This is the second part of a three-part article. Part one was posted June 18.

The Nation’s lead writers—as John Nichols’s “nimble, historically astute and diplomatic” moderating (editor Katrina vanden Heuvel’s words) of the Congressional Progressive Caucus event demonstrates—are integrated into the existing political structures.

The magazine’s claims of political independence (its advertisements assert “Nobody owns the Nation” and “We are a wholly owned subsidiary of our own conscience”) are false. The weekly represents the left flank of the American establishment.

Such people oppose the worst excesses of the existing system, but this opposition has definite and unbreachable limits. In the final analysis, their myriad ties to the establishment, and, specifically, the Democrats, are far stronger than their hostility to war, social inequality and attacks on democratic rights.

With a certain degree of honesty, former editor and publisher Victor Navasky told an interviewer in 1995 that at the Nation “the space is between the Naderites and the center of the Democratic party.”

Current editor and publisher vanden Heuvel is a product of the US elite. Her maternal grandfather was Jules Stein, founder of the entertainment conglomerate MCA. Her father, William vanden Heuvel, served as executive assistant to William Donovan, who played a leading role in the creation of the CIA, when Donovan was ambassador to Thailand. William vanden Heuvel became a member of the board of the Farfield Foundation, a philanthropic foundation that served as a vehicle for the CIA’s covert funding of various cultural groups and individuals during the Cold War. He was later a special assistant to New York Governor Averill Harriman and subsequently US Attorney General Robert Kennedy.

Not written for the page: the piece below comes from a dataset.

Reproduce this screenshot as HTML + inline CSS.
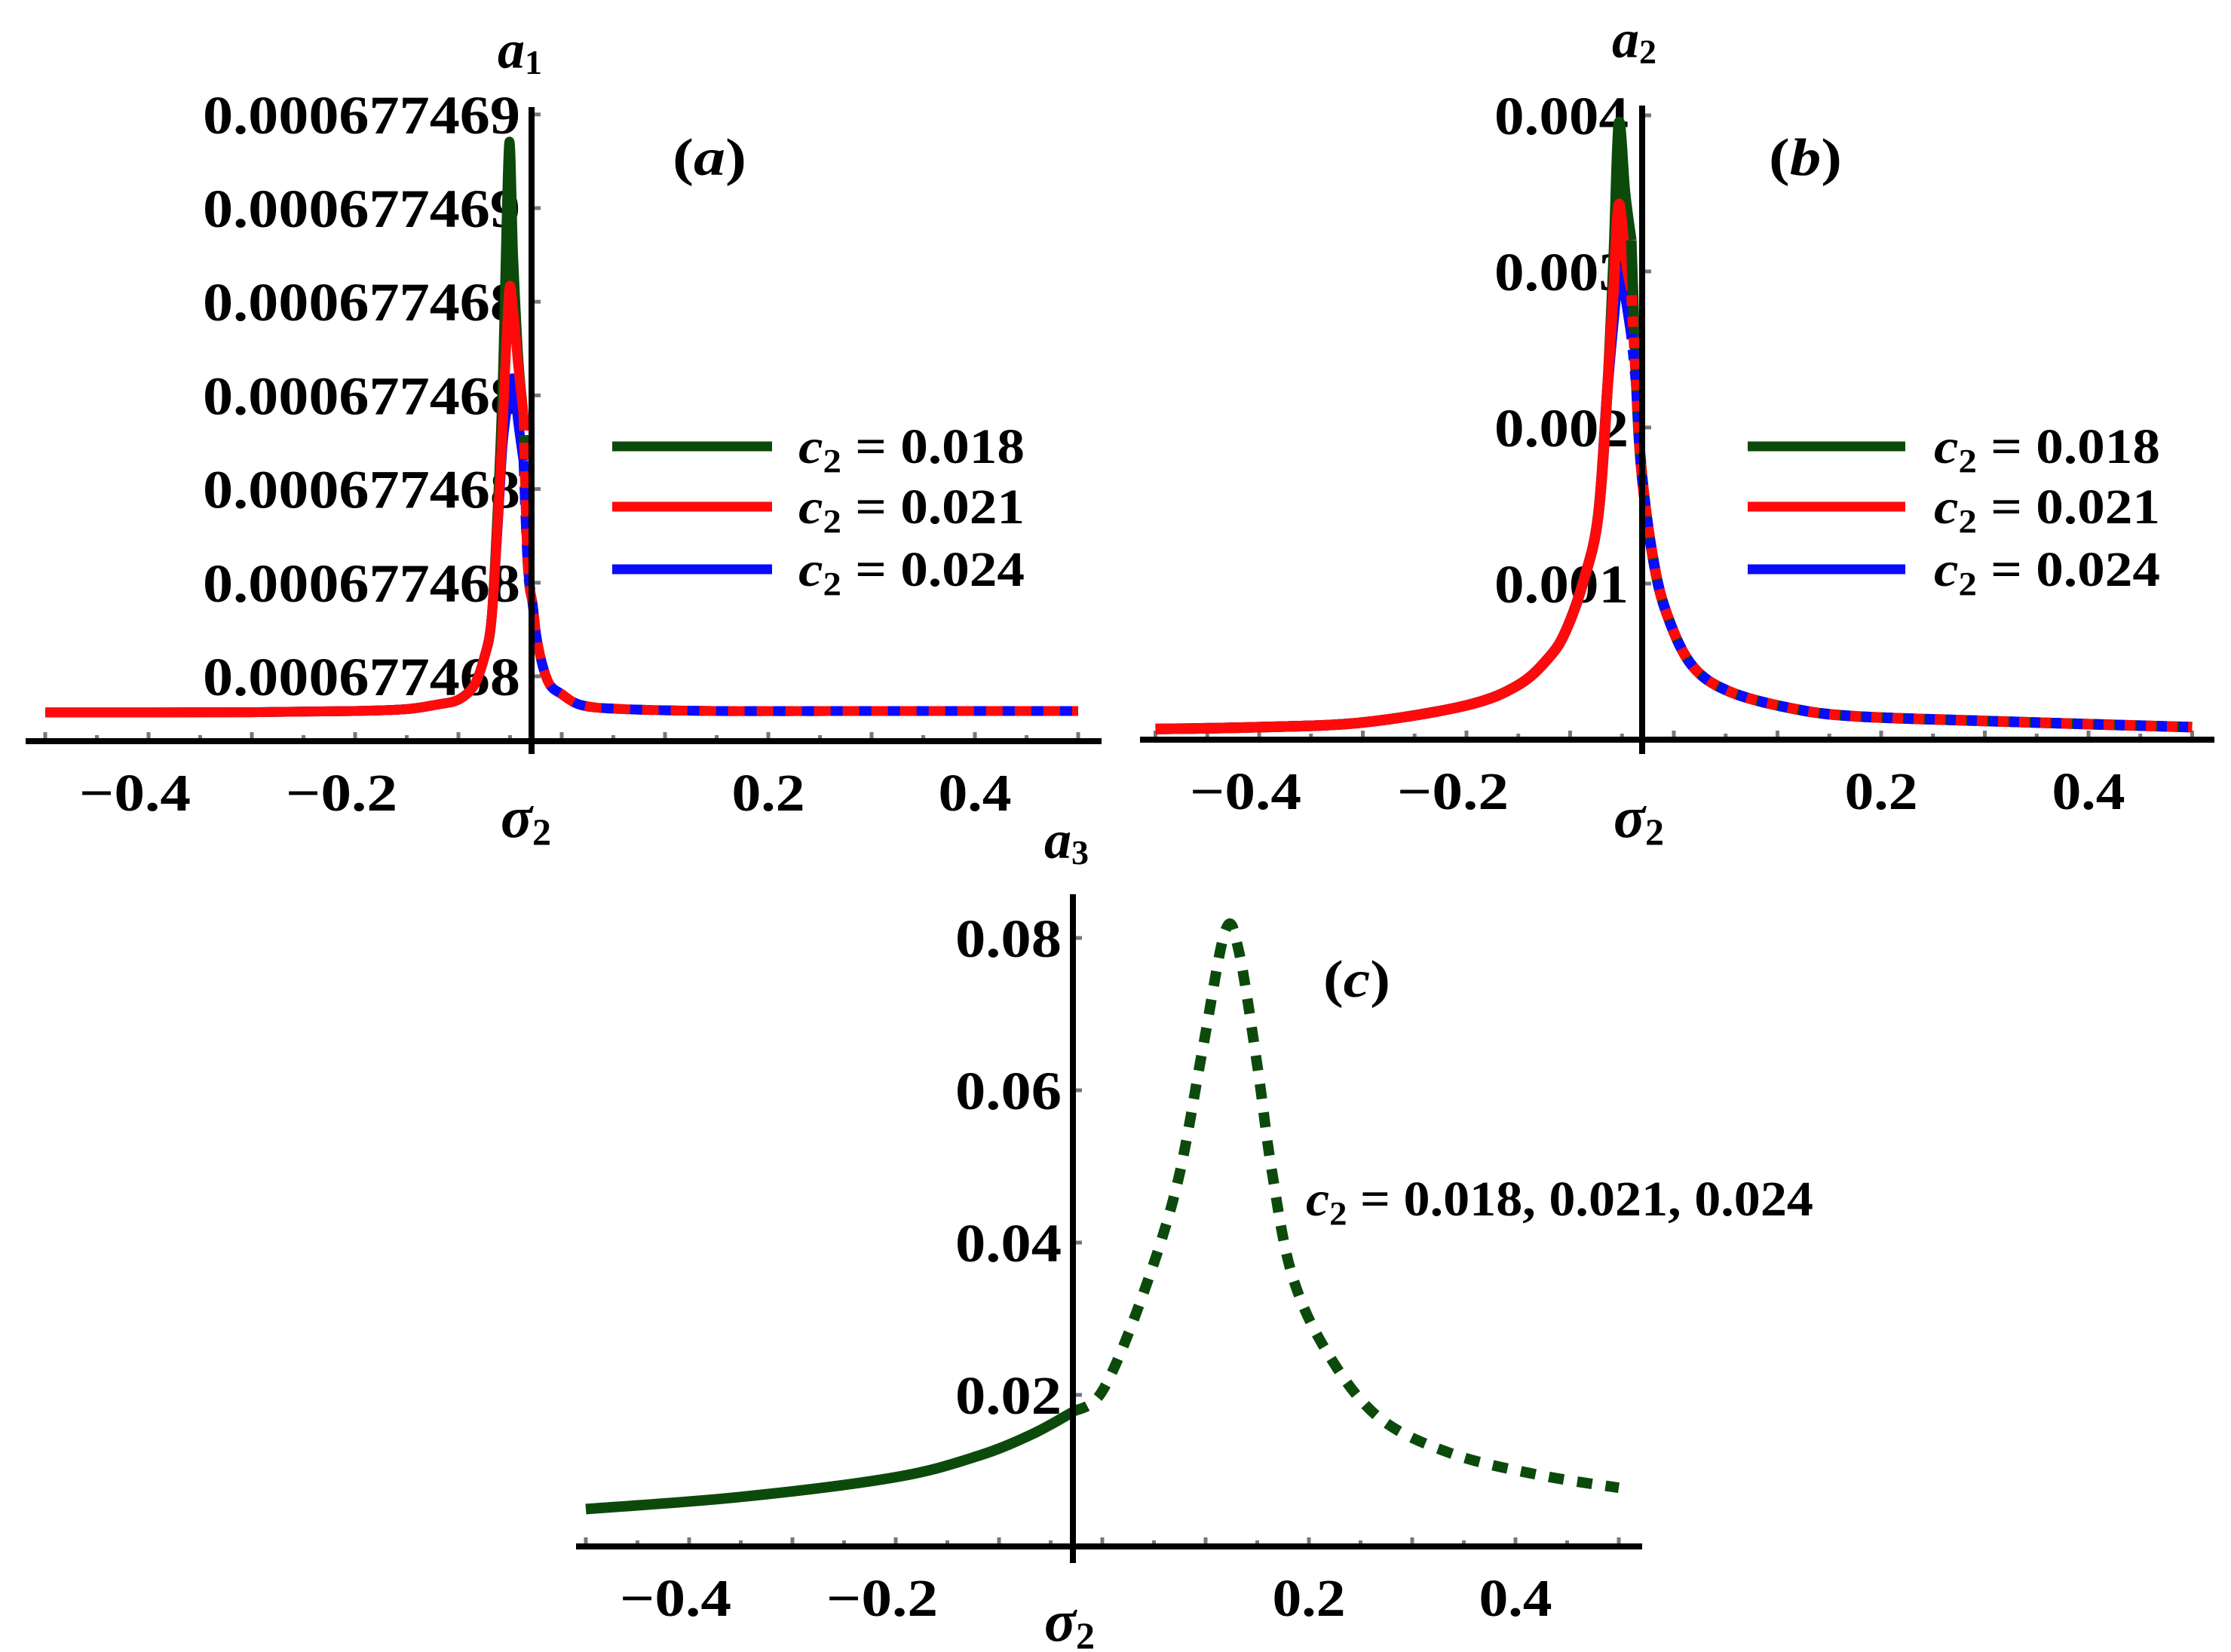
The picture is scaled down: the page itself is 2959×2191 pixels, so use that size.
<!DOCTYPE html>
<html><head><meta charset="utf-8"><style>
html,body{margin:0;padding:0;background:#fff;}
svg{display:block;font-family:"Liberation Serif","DejaVu Serif",serif;font-weight:bold;}
</style></head><body>
<svg id="fig" width="2959" height="2191" viewBox="0 0 2959 2191" xmlns="http://www.w3.org/2000/svg"></svg>
<script>
// ---------- Panel (a) data (values in tick-index units; all tick labels print the same number)
const aTickVals = [0,1,2,3,4,5,6];
const aTickLabels = ["0.000677468","0.000677468","0.000677468","0.000677468","0.000677468","0.000677469","0.000677469"];
const aSigmaSolid = [-0.5,-0.3,-0.2,-0.15,-0.12,-0.1,-0.085,-0.075,-0.068,-0.062,-0.057,-0.051,-0.047,-0.042,-0.037];
const aGreenSolid = [-0.386,-0.383,-0.37,-0.35,-0.30,-0.25,-0.10,0.2,0.6,1.8,3.2,5.68,4.5,3.4,2.8];
const aRedSolid   = [-0.386,-0.383,-0.37,-0.35,-0.30,-0.25,-0.10,0.2,0.6,1.64,2.7,4.1,3.9,3.3,2.8];
const aBlueSolid  = [-0.386,-0.383,-0.37,-0.35,-0.30,-0.25,-0.10,0.2,0.6,1.6,2.5,3.0,3.17,2.7,2.3];
const aSigmaDash = [-0.037,-0.033,-0.028,-0.023,-0.013,0,0.02,0.06,0.15,0.3,0.5];
const aGreenDash = [2.8,1.21,0.76,0.33,-0.06,-0.19,-0.31,-0.35,-0.37,-0.37,-0.37];
const aRedDash   = [2.8,1.21,0.76,0.33,-0.06,-0.19,-0.31,-0.35,-0.37,-0.37,-0.37];
const aBlueDash  = [2.3,1.21,0.76,0.33,-0.06,-0.19,-0.31,-0.35,-0.37,-0.37,-0.37];

// ---------- Panel (b) data
const bTickVals = [0.001,0.002,0.003,0.004];
const bTickLabels = ["0.001","0.002","0.003","0.004"];
const bSigmaSolid = [-0.5,-0.4,-0.3,-0.2,-0.15,-0.12,-0.104,-0.087,-0.073,-0.064,-0.058,-0.053,-0.047,-0.041];
const bGreenSolid = [0.000068,0.00008,0.00011,0.00022,0.00035,0.00053,0.0007,0.00102,0.00143,0.00225,0.0031,0.00395,0.0035,0.0032];
const bRedSolid   = [0.000068,0.00008,0.00011,0.00022,0.00035,0.00053,0.0007,0.00102,0.00143,0.00225,0.0029,0.00343,0.0031,0.00288];
const bBlueSolid  = [0.000068,0.00008,0.00011,0.00022,0.00035,0.00053,0.0007,0.00102,0.00143,0.00225,0.0027,0.0030,0.00285,0.0026];
const bSigmaDash = [-0.041,-0.036,-0.031,-0.02,-0.007,0.017,0.053,0.114,0.175,0.3,0.5];
const bGreenDash = [0.0032,0.00225,0.00171,0.00116,0.00081,0.00048,0.00031,0.0002,0.00015,0.00012,0.00008];
const bRedDash   = [0.00288,0.00225,0.00171,0.00116,0.00081,0.00048,0.00031,0.0002,0.00015,0.00012,0.00008];
const bBlueDash  = [0.0026,0.00225,0.00171,0.00116,0.00081,0.00048,0.00031,0.0002,0.00015,0.00012,0.00008];

// ---------- Panel (c) data
const cTickVals = [0.02,0.04,0.06,0.08];
const cTickLabels = ["0.02","0.04","0.06","0.08"];
const cSigmaSolid = [-0.5,-0.35,-0.2,-0.12,-0.067,-0.028];
const cSolid = [0.0050,0.0066,0.0092,0.0120,0.0149,0.0178];
const cSigmaDash = [-0.028,0.0,0.037,0.072,0.097,0.119,0.132,0.15,0.164,0.184,0.219,0.268,0.338,0.422,0.5];
const cDash = [0.0178,0.0205,0.0323,0.0474,0.0653,0.0809,0.0784,0.0633,0.0495,0.0356,0.0253,0.017,0.0123,0.0095,0.0078];

const xTickVals = [-0.4,-0.2,0.2,0.4];
const xTickLabels = ["\u22120.4","\u22120.2","0.2","0.4"];
const legendLabels = ["0.018","0.021","0.024"];

const NS = "http://www.w3.org/2000/svg";
const svg = document.getElementById('fig');
function el(tag, attrs, parent){ const e=document.createElementNS(NS,tag); for(const k in attrs) e.setAttribute(k,attrs[k]); (parent||svg).appendChild(e); return e; }

function smoothPath(pts){
  let d = "M"+pts[0][0].toFixed(1)+","+pts[0][1].toFixed(1);
  for(let i=0;i<pts.length-1;i++){
    const p0=pts[Math.max(0,i-1)], p1=pts[i], p2=pts[i+1], p3=pts[Math.min(pts.length-1,i+2)];
    const c1=[p1[0]+(p2[0]-p0[0])/6, p1[1]+(p2[1]-p0[1])/6];
    const c2=[p2[0]-(p3[0]-p1[0])/6, p2[1]-(p3[1]-p1[1])/6];
    d += " C"+c1[0].toFixed(1)+","+c1[1].toFixed(1)+" "+c2[0].toFixed(1)+","+c2[1].toFixed(1)+" "+p2[0].toFixed(1)+","+p2[1].toFixed(1);
  }
  return d;
}
function linePath(pts){ return "M"+pts.map(p=>p[0].toFixed(1)+","+p[1].toFixed(1)).join(" L"); }

function panel(cfg){
  const g = el('g',{});
  
  
  const X = s => cfg.x0 + s*cfg.xs;
  const Y = v => cfg.y0 - v*cfg.ys;
  for(let k=-10;k<=10;k++){
    const s=k*0.05, len = (k%2===0)?12:8;
    const t = el('line',{x1:X(s),x2:X(s),y1:cfg.axY,y2:cfg.axY-len,stroke:'#777','stroke-width':5},g);
    
    
  }
  cfg.yTicks.forEach((v,i)=>{
    const t = el('line',{x1:cfg.axX,x2:cfg.axX+12,y1:Y(v),y2:Y(v),stroke:'#777','stroke-width':5},g);
    
    
    const tx = el('text',{x:cfg.yLabRight,y:Y(v)+25,'text-anchor':'end','font-size':cfg.yFont,textLength:cfg.yLabW,lengthAdjust:'spacingAndGlyphs'},g);
    tx.textContent = cfg.yLabels[i];
    
    
  });
  xTickVals.forEach((s,i)=>{
    const neg = s<0;
    const tx = el('text',{x:X(s)+(neg?-18:0),y:cfg.axY+92,'text-anchor':'middle','font-size':70,textLength:neg?148:97,lengthAdjust:'spacingAndGlyphs'},g);
    tx.textContent = xTickLabels[i];
    
    
  });
  cfg.series.forEach(sr=>{
    const pts = sr.s.map((s,i)=>[X(s),Y(sr.v[i])]);
    const p = el('path',{d: sr.smooth?smoothPath(pts):linePath(pts), fill:'none', stroke:sr.color,'stroke-width':sr.w||13,'stroke-linejoin':'round','stroke-linecap':'butt'},g);
    if(sr.dash) p.setAttribute('stroke-dasharray',sr.dash);
    if(sr.off) p.setAttribute('stroke-dashoffset',sr.off);
    
    
  });
  const xa = el('line',{x1:cfg.axX1,x2:cfg.axX2,y1:cfg.axY,y2:cfg.axY,stroke:'#000','stroke-width':8},g);
  
  
  const ya = el('line',{x1:cfg.axX,x2:cfg.axX,y1:cfg.axYTop,y2:cfg.axYBot,stroke:'#000','stroke-width':8},g);
  
  
  return g;
}

const GREEN='#0c4a0c', RED='#ff0a0a', BLUE='#0a0aff';

panel({name:'panel-a', x0:745, xs:1370, y0:897, ys:124.2, axX:705, axY:983, axX1:34, axX2:1461, axYTop:142, axYBot:1000,
  yTicks:aTickVals, yLabels:aTickLabels, yLabRight:690, yLabW:421, yFont:72,
  series:[
    {name:'a1-green-stable', s:aSigmaSolid, v:aGreenSolid, color:GREEN, smooth:true},
    {name:'a1-blue-stable', s:aSigmaSolid, v:aBlueSolid, color:BLUE, smooth:true},
    {name:'a1-red-stable', s:aSigmaSolid, v:aRedSolid, color:RED, smooth:true},
    {name:'a1-green-unstable', s:aSigmaDash, v:aGreenDash, color:GREEN, smooth:true, dash:'24 14', off:10},
    {name:'a1-blue-unstable', s:aSigmaDash, v:aBlueDash, color:BLUE, smooth:true, dash:'24 14', off:4},
    {name:'a1-red-unstable', s:aSigmaDash, v:aRedDash, color:RED, smooth:true, dash:'22 16'}
  ]});

panel({name:'panel-b', x0:2220, xs:1375, y0:981, ys:207000, axX:2178, axY:981, axX1:1512, axX2:2937, axYTop:140, axYBot:1000,
  yTicks:bTickVals, yLabels:bTickLabels, yLabRight:2160, yLabW:178, yFont:72,
  series:[
    {name:'a2-green-stable', s:bSigmaSolid, v:bGreenSolid, color:GREEN, w:14, smooth:true},
    {name:'a2-blue-stable', s:bSigmaSolid, v:bBlueSolid, color:BLUE, w:14, smooth:true},
    {name:'a2-red-stable', s:bSigmaSolid, v:bRedSolid, color:RED, w:14, smooth:true},
    {name:'a2-green-unstable', s:bSigmaDash, v:bGreenDash, color:GREEN, smooth:true, w:14},
    {name:'a2-blue-unstable', s:bSigmaDash, v:bBlueDash, color:BLUE, smooth:true, w:14, dash:'14 14', off:7},
    {name:'a2-red-unstable', s:bSigmaDash, v:bRedDash, color:RED, smooth:true, w:14, dash:'14 14', off:21}
  ]});

panel({name:'panel-c', x0:1462, xs:1370, y0:2052, ys:10100, axX:1423, axY:2051, axX1:764, axX2:2178, axYTop:1186, axYBot:2073,
  yTicks:cTickVals, yLabels:cTickLabels, yLabRight:1408, yLabW:141, yFont:72,
  series:[
    {name:'a3-stable', s:cSigmaSolid, v:cSolid, color:GREEN, smooth:true, w:14},
    {name:'a3-unstable', s:cSigmaDash, v:cDash, color:GREEN, smooth:true, w:14, dash:'20 18'}
  ]});

function legend(name, lx1, lx2, tx){
  const ys=[592,672,755], cols=[GREEN,RED,BLUE];
  const g = el('g',{});
  
  
  ys.forEach((y,i)=>{
    const ln = el('line',{x1:lx1,x2:lx2,y1:y,y2:y,stroke:cols[i],'stroke-width':13},g);
    
    
    const t = el('text',{x:tx,y:y+22,'font-size':66,textLength:300,lengthAdjust:'spacingAndGlyphs'},g);
    t.innerHTML = '<tspan font-style="italic">c</tspan><tspan font-size="44" dy="12">2</tspan><tspan dy="-12"> = '+legendLabels[i]+'</tspan>';
    
    
  });
}
legend('legend-a', 812, 1024, 1059);
legend('legend-b', 2318, 2527, 2565);

function label(name, x, y, html, size, tl){
  const t = el('text',{x:x,y:y,'font-size':size});
  if(tl){ t.setAttribute('textLength',tl); t.setAttribute('lengthAdjust','spacingAndGlyphs'); }
  t.innerHTML = html;
  
  
}
label('y-axis-title-a1', 660, 90, '<tspan font-style="italic">a</tspan><tspan font-size="46" dy="8">1</tspan>', 72);
label('y-axis-title-a2', 2138, 76, '<tspan font-style="italic">a</tspan><tspan font-size="46" dy="8">2</tspan>', 72);
label('y-axis-title-a3', 1385, 1138, '<tspan font-style="italic">a</tspan><tspan font-size="46" dy="8">3</tspan>', 72);
label('x-axis-title-a', 664, 1110, '<tspan font-style="italic">σ</tspan><tspan font-size="50" dy="10">2</tspan>', 78);
label('x-axis-title-b', 2140, 1110, '<tspan font-style="italic">σ</tspan><tspan font-size="50" dy="10">2</tspan>', 78);
label('x-axis-title-c', 1385, 2176, '<tspan font-style="italic">σ</tspan><tspan font-size="50" dy="10">2</tspan>', 78);
label('panel-label-a', 892, 232, '(<tspan font-style="italic">a</tspan>)', 70, 98);
label('panel-label-b', 2346, 232, '(<tspan font-style="italic">b</tspan>)', 70, 97);
label('panel-label-c', 1755, 1322, '(<tspan font-style="italic">c</tspan>)', 70, 89);
label('curve-annotation-c', 1732, 1612, '<tspan font-style="italic">c</tspan><tspan font-size="44" dy="12">2</tspan><tspan dy="-12"> = 0.018, 0.021, 0.024</tspan>', 66, 673);
</script>
</body></html>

Katrina vanden Heuvel sits on the Board of Governors of the Franklin and Eleanor Roosevelt Institute (FERI), a group her father co-chairs. Other members of the FERI Board of Governors include former Maryland senator Paul Sarbanes, former Democratic vice presidential candidate Geraldine Ferraro and John Brademas, former president of New York University and board member of the National Endowment for Democracy, another CIA conduit.

Individuals may revolt against their upbringing and come to quite radical conclusions. There is no indication that the Nation’s vanden Heuvel has undergone any such internal revolution. She has been and remains a figure of the liberal establishment.

The Nation’s connections upward into the financial and political elite are extensive. A few examples may help paint a picture.

The Nation Institute, the magazine’s non-profit sister organization, is chaired by Hamilton Fish V, the liberal scion of a famous and hitherto conservative political family (and unsuccessful candidate for Congress). Fish is a political adviser to billionaire George Soros, whose Open Society Institute provided the Nation Institute with $50,000 in grant money in 1999. Soros’s stated aim has been to create a parallel political infrastructure to that operated by the Republican right. He has spent hundreds of millions of dollars in this pursuit. Many organizations on the liberal left have been benefactors of his largesse.

Soros played the decisive role in setting up the Center for American Progress (CAP), a think tank headed by former Clinton White House Chief of Staff John Podesta. Eric Alterman, one of the Nation’s most strident defenders of the Democrats and a vehement anti-communist, is a senior fellow of the CAP. A great many ambitious individuals feed at the trough of such foundations and institutes.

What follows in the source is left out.